> _What to work on_: In the data below, find every line that has the string "this", and copy it.
[start of Source records]
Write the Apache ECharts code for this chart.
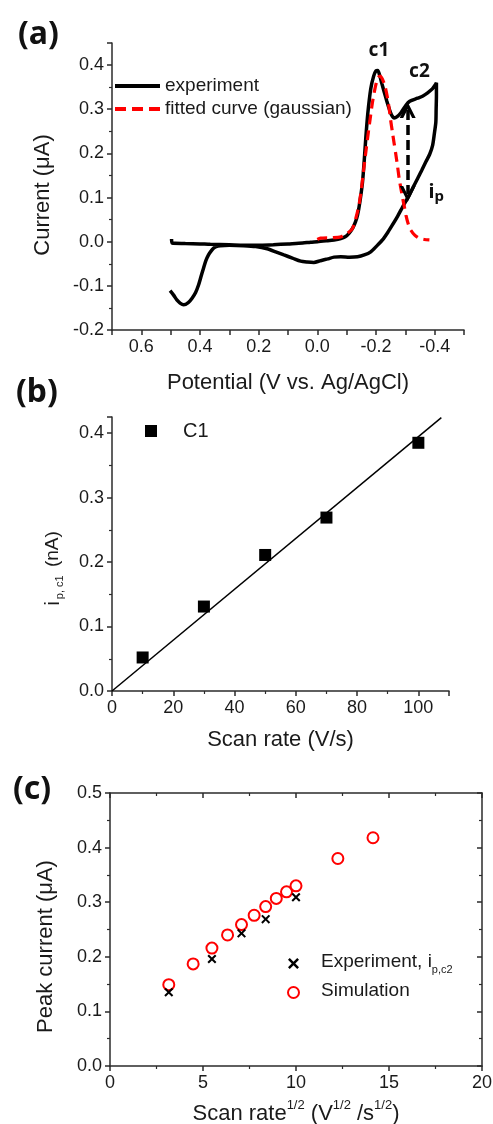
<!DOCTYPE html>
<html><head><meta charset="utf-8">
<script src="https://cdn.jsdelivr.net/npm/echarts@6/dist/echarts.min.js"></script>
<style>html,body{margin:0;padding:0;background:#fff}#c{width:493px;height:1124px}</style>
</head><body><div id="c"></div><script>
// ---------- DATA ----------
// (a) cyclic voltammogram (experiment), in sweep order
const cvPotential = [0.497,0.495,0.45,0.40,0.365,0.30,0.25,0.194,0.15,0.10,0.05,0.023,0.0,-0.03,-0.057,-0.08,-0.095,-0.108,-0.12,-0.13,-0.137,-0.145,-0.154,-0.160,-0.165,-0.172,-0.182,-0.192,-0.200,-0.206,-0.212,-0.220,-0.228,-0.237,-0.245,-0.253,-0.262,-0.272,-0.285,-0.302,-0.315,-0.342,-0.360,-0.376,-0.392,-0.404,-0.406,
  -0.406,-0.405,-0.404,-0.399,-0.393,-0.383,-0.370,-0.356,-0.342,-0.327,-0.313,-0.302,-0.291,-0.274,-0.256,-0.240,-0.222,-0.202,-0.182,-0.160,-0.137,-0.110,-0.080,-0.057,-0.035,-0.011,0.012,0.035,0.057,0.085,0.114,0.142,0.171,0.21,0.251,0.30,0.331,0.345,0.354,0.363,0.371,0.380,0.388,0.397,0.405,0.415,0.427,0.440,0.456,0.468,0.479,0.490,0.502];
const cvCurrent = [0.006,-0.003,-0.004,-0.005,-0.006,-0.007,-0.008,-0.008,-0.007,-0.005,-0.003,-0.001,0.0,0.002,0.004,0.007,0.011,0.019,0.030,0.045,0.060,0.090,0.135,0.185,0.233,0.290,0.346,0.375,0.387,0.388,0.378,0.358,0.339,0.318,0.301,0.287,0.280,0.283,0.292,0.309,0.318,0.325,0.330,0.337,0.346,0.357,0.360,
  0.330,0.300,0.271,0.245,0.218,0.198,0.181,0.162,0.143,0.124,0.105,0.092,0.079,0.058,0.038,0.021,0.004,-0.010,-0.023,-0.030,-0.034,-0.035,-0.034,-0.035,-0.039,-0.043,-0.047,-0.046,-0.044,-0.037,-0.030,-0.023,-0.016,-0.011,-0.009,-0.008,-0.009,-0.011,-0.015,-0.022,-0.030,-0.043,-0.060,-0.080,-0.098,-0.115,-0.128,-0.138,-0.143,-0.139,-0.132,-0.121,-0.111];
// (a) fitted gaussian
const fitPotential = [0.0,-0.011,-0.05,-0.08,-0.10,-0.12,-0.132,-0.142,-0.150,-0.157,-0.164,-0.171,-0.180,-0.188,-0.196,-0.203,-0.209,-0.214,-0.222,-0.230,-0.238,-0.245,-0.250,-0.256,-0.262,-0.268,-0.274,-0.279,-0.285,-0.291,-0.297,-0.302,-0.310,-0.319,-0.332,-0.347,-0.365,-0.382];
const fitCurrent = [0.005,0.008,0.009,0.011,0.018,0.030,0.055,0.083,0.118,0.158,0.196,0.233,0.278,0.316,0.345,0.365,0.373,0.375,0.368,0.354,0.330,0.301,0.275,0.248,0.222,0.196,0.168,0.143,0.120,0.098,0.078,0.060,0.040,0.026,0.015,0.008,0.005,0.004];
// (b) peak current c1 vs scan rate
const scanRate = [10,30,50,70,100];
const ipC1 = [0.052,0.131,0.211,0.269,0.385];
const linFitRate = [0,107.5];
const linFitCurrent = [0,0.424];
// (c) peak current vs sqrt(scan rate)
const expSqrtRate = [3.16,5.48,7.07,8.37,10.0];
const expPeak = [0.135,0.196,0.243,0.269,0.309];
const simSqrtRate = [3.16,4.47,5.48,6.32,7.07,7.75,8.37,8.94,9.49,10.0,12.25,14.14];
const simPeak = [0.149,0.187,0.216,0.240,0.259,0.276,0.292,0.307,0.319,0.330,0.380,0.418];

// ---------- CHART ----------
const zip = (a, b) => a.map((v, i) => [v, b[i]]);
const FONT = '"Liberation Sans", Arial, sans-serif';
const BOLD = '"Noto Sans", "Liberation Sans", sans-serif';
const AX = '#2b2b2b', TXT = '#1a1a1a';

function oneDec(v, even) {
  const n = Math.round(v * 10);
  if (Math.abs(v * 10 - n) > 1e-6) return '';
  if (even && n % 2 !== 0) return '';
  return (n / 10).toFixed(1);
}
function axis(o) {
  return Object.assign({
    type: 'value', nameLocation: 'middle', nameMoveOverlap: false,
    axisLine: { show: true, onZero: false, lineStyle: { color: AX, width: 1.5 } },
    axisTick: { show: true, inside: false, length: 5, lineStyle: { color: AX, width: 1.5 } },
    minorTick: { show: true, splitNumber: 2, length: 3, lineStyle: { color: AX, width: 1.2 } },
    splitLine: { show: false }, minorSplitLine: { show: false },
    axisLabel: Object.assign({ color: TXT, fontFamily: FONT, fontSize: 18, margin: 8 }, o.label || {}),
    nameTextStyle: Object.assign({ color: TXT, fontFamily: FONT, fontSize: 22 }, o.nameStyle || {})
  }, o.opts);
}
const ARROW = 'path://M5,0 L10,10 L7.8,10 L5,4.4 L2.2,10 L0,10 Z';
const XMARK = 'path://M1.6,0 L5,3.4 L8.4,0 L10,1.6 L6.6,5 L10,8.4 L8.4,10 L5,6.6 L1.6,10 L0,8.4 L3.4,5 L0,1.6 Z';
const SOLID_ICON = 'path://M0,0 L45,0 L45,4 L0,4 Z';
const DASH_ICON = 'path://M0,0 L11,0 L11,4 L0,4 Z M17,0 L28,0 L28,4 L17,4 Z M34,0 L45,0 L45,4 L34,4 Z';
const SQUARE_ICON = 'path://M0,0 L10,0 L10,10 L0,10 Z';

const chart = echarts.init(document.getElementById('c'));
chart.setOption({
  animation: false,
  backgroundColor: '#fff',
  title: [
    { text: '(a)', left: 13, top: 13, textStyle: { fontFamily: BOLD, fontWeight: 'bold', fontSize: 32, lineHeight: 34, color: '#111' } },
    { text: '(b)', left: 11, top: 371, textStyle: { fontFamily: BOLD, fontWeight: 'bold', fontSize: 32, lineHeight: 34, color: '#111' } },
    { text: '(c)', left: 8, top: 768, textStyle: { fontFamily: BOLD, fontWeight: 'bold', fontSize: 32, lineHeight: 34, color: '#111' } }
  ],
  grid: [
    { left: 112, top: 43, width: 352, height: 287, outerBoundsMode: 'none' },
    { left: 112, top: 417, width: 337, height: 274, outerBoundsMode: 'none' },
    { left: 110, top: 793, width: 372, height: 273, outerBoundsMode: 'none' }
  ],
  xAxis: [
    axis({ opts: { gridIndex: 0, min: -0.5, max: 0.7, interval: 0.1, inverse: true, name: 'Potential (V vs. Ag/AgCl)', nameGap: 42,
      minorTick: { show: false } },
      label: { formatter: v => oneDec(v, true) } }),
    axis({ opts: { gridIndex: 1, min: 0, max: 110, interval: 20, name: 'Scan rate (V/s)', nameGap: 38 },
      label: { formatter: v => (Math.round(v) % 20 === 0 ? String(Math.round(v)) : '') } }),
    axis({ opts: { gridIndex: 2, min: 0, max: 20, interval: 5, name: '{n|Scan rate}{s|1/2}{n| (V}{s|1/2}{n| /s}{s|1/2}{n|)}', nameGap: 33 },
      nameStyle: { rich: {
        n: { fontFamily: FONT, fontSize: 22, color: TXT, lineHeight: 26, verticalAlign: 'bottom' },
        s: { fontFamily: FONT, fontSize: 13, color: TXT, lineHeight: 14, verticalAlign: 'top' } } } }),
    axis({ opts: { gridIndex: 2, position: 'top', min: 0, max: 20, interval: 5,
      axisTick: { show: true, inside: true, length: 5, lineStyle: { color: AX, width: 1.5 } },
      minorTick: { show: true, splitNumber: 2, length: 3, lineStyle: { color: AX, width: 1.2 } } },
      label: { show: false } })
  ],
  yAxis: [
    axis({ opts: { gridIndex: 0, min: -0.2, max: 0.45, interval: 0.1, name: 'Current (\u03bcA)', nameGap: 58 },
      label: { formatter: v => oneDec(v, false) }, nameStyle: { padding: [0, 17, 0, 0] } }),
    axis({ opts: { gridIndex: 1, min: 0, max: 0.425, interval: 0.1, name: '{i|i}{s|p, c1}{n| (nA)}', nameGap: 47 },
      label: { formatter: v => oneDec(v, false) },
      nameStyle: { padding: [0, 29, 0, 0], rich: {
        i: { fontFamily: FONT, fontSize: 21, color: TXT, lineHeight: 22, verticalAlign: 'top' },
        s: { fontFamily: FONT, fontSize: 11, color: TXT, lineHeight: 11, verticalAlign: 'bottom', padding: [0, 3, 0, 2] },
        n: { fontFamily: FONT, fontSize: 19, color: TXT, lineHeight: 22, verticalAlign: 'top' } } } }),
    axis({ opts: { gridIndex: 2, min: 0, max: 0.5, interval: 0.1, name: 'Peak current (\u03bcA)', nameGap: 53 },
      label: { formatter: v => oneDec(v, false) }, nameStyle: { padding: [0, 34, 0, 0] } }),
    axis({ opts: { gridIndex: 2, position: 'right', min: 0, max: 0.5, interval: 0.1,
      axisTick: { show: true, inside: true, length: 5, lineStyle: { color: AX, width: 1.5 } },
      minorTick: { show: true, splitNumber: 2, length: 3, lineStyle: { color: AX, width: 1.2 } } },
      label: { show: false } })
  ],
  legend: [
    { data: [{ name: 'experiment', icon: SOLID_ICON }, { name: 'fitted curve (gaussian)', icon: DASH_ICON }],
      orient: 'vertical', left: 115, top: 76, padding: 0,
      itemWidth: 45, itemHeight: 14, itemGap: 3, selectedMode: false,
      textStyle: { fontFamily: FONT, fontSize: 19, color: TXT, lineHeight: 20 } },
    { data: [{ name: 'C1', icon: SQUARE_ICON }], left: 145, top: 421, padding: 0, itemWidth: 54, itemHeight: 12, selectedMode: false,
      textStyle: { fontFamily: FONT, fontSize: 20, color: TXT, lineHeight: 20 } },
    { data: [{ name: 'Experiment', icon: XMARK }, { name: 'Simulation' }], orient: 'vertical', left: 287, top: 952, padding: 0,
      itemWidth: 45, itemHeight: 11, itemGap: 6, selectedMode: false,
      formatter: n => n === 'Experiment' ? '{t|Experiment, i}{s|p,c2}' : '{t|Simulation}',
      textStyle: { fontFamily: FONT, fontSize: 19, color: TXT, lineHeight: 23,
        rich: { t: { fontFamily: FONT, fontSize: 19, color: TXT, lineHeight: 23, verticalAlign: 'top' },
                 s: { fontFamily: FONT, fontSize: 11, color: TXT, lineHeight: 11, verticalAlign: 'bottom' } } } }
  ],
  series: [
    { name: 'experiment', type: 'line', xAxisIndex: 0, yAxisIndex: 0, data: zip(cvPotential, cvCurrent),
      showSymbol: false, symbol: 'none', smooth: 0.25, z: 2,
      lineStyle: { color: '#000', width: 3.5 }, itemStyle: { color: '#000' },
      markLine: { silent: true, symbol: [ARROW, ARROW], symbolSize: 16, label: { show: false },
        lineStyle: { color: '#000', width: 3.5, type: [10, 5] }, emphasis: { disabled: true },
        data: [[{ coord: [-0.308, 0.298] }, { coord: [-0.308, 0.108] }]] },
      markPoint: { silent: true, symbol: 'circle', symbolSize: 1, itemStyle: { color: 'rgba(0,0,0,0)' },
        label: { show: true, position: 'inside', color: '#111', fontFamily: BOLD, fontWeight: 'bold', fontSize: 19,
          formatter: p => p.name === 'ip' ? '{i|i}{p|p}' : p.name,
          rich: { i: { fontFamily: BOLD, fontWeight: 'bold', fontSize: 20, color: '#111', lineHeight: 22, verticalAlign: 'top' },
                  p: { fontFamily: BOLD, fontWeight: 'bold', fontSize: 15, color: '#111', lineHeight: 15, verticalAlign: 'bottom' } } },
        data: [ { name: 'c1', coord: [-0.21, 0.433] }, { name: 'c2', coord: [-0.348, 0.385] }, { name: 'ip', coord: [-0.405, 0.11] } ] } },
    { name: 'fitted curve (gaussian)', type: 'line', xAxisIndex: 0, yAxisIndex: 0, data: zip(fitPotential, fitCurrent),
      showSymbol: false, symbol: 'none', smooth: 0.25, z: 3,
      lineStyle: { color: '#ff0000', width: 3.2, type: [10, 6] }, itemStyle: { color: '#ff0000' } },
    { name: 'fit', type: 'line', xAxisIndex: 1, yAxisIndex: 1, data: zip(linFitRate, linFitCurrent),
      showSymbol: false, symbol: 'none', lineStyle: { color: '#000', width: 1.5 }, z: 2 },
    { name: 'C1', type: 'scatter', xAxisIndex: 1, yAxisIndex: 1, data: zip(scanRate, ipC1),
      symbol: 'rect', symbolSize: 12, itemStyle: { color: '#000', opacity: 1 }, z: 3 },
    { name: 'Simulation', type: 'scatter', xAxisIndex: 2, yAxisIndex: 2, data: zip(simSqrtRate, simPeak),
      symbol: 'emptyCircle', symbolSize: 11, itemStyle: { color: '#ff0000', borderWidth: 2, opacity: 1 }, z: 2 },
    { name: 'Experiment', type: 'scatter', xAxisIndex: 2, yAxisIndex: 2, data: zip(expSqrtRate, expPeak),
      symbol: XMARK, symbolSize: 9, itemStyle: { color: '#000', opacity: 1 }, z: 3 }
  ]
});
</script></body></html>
[end of Source records]
[start of Source records]
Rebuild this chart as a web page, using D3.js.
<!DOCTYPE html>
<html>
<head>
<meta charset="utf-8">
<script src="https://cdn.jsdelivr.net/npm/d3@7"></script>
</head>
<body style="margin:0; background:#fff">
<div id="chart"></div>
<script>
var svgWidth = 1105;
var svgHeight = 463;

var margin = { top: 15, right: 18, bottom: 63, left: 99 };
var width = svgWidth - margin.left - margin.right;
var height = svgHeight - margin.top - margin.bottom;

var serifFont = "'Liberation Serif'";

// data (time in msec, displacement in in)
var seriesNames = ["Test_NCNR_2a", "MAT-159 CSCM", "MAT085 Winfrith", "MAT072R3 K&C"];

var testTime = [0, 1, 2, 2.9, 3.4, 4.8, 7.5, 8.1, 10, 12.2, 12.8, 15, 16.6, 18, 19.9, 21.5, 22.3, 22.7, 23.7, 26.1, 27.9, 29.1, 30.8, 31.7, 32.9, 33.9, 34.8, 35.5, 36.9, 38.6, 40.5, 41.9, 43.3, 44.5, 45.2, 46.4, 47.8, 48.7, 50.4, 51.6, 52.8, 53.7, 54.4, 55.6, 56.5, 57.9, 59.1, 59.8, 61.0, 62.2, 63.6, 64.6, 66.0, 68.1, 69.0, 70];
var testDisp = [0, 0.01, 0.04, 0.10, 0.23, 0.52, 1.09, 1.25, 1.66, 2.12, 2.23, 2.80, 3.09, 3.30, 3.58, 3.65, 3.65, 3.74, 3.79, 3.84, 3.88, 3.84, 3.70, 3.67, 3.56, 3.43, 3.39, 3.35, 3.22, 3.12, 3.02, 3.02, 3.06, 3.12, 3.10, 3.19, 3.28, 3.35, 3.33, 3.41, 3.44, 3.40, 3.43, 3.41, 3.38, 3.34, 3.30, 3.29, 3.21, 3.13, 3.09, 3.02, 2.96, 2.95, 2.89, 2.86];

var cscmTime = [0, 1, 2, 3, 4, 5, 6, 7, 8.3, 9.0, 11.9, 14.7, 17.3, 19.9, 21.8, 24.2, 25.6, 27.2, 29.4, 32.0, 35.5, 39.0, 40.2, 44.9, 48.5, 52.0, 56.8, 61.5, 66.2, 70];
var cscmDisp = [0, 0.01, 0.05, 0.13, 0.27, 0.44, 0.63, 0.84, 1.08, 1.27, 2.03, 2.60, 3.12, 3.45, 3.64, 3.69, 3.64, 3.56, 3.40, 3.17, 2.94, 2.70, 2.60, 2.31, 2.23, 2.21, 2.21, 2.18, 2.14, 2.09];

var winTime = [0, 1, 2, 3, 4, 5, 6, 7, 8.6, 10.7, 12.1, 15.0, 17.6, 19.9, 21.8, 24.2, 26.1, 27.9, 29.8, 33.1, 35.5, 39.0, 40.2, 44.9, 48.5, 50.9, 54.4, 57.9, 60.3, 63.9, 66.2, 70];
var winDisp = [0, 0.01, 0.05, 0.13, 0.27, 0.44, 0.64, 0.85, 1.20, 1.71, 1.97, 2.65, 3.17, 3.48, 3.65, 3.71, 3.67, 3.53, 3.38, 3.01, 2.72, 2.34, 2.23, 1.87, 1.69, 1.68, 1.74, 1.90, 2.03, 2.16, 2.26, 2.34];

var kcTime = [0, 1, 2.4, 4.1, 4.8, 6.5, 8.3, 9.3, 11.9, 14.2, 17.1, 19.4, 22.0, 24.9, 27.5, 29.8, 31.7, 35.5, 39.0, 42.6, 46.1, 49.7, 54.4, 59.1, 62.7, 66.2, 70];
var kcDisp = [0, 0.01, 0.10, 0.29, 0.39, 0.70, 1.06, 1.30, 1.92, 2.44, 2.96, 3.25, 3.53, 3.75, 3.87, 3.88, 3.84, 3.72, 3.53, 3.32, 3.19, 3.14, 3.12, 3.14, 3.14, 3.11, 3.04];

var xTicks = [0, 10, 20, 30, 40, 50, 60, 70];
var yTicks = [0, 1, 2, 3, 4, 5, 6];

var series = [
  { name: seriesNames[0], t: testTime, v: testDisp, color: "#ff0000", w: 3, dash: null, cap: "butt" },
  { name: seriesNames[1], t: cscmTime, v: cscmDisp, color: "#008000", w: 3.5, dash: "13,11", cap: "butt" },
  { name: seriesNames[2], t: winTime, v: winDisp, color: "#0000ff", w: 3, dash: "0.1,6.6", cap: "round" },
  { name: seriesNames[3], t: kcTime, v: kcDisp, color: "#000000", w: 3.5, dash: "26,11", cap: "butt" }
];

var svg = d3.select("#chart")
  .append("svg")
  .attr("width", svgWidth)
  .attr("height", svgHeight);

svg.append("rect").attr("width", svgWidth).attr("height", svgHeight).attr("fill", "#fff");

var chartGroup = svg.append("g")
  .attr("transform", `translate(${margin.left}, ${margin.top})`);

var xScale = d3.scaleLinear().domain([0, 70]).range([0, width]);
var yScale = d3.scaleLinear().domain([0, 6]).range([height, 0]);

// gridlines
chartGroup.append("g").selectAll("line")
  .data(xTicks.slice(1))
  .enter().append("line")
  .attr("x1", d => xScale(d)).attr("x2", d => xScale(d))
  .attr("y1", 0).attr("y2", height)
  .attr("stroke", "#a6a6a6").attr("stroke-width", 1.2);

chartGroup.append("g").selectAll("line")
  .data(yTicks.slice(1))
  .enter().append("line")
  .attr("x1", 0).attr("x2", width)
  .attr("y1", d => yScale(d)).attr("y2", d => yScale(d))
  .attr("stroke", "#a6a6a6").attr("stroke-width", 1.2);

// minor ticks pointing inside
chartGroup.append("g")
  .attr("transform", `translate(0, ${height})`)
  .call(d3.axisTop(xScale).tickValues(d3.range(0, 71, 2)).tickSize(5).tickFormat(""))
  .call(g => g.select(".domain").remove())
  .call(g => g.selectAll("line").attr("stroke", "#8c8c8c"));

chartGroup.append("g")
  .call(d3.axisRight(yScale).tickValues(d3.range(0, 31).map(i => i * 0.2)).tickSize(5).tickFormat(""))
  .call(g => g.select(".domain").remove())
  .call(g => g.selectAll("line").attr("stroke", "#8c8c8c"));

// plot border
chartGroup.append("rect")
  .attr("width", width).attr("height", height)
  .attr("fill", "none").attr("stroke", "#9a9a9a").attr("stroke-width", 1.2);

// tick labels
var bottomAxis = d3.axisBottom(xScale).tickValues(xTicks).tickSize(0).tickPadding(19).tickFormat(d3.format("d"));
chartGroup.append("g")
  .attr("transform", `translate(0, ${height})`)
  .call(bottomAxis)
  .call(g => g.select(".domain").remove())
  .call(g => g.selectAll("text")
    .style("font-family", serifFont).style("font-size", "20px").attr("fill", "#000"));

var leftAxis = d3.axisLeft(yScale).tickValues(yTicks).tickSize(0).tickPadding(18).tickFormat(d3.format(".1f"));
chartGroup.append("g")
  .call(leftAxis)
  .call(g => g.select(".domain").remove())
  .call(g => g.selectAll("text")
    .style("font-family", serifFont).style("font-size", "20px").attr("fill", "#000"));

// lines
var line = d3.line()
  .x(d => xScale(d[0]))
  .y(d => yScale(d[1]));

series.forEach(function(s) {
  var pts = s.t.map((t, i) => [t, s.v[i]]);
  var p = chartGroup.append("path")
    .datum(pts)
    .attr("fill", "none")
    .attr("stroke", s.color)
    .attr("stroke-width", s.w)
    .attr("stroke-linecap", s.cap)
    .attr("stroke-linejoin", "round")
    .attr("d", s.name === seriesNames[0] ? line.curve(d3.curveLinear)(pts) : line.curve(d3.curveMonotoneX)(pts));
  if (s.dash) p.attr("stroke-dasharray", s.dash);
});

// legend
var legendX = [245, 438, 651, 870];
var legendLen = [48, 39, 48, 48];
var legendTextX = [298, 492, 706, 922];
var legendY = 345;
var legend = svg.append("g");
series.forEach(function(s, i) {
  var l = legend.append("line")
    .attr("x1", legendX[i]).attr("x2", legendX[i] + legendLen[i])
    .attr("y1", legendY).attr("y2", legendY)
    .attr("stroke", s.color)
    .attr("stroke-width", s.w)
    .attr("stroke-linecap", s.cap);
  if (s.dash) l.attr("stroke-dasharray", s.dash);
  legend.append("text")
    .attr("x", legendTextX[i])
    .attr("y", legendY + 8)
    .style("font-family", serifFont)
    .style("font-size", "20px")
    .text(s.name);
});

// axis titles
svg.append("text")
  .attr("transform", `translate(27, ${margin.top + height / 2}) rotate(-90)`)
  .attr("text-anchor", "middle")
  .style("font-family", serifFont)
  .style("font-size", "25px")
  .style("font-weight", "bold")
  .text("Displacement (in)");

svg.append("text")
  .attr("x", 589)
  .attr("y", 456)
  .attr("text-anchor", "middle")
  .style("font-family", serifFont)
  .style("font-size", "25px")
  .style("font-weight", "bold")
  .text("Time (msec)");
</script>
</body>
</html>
[end of Source records]
> _Solution_:
Write the Apache ECharts code for this chart.
Rebuild this chart as a web page, using D3.js.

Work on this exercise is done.